Here's the thing: my kids get into this.  My oldest boy remembered doing this last year, and begged me to let him start early- about 2 weeks before Thanksgiving.  He has begged me almost every day for jobs to earn money- money that he knows will not be for him.  We watched the videos online at World Vision's site, where short clips explain the hows and whys and whos of each gift- medicine, fishing gear, educational supplies, seeds.  When we got to the video about clean water, and the effects on children who walk miles to get muddy water from a polluted source, my seven year old buried his head in my shoulder and started shaking with sobs.  Which made me cry too- in part because my heart and head are so numb, so cynical, that I forgot how shattering that truth is, until my boy's tears reminded me.  I had to get his attention and show him the end of the video, with the joyful children frolicking in the clean water of a new well, to remind him of the hope of change- and the fact that he could be part of it.

So all my kids are wiping windows and dusting and taking out the recycling.  And asking, "how much will you pay me for that job?" like some money grubbing Wall Street wannabes. And they take the quarters and dimes and dollars (thanks, Grandma and Nana!) and stuff them into their burlap bags.  Christmas Eve will be amazing, because each one has a chosen goal: a Bible, a mosquito net, and a share of a well, respectively- that they are working hard to meet.  The Bible says that whatever we do for the people who are "the least," we do for Jesus.  So like the shepherds, we will come to his birthday party, ready with His gifts.

Because I am the opposite of super-mom, I cannot do both this, and the Elf.
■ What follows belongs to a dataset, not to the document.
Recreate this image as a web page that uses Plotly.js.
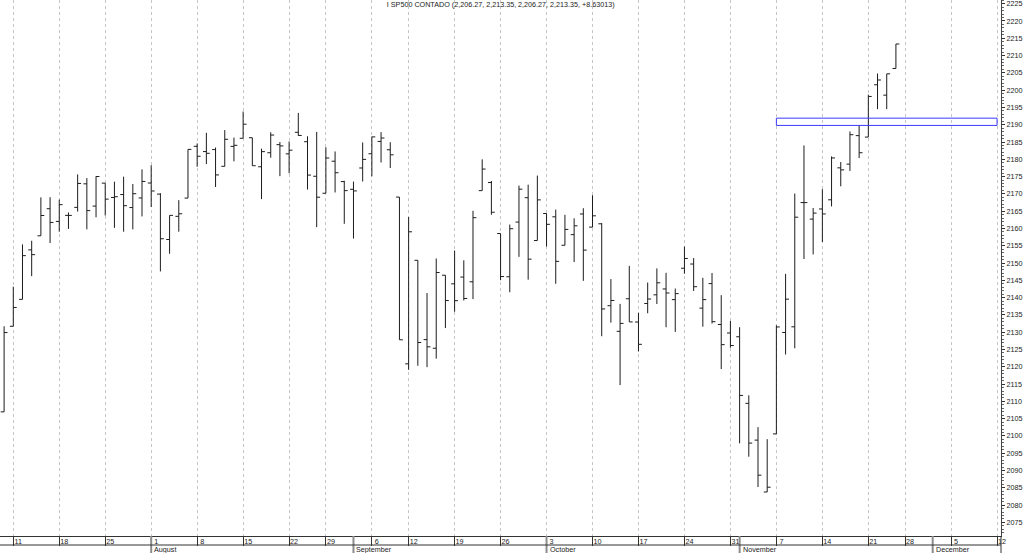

And I know that the long-term lessons about joy, and the power they have to actually change a little of the bitter sadness that is truly in the world- will serve my kids well.
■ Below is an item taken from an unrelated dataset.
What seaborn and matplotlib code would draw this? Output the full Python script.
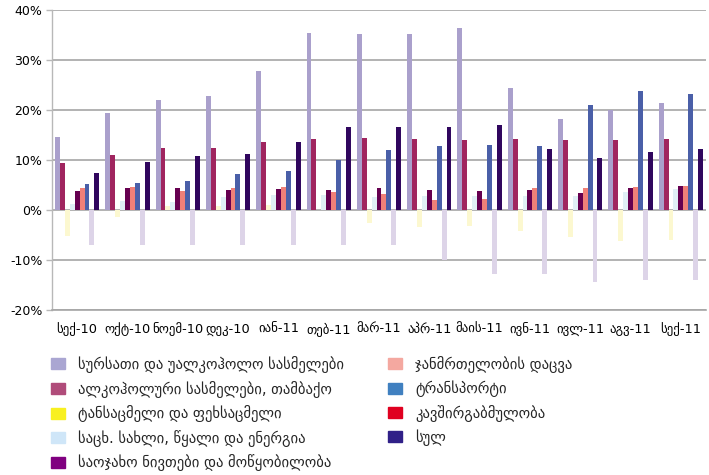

But I still reserve the right to have a random toy dinosaur start some nightly shenanigans, sometime in January.

Find out more about World Vision's gifts by watching this video:

Also, Compassion International does a similar gift catalog.  World Vision just got to us first, and we stuck with them. Both feature domestic and international gifts in many categories, but of course there are countless other charities you know of that would fit the bill just as well.

Here's the blog where I originally found the idea:

PS- I know none of you reasonable people will jump to any crazy conclusions, but in case some person I don't know actually reads this all the wrong way: I HAVE NO PROBLEM WITH OTHER PEOPLE DOING ELF ON THE SHELF. MORE POWER TO YOU. YOU ARE A BETTER PARENT THAN I.  IF I COULD DO IT ALL, AND DO IT ALL WELL, I WOULD TOO. There. (wink).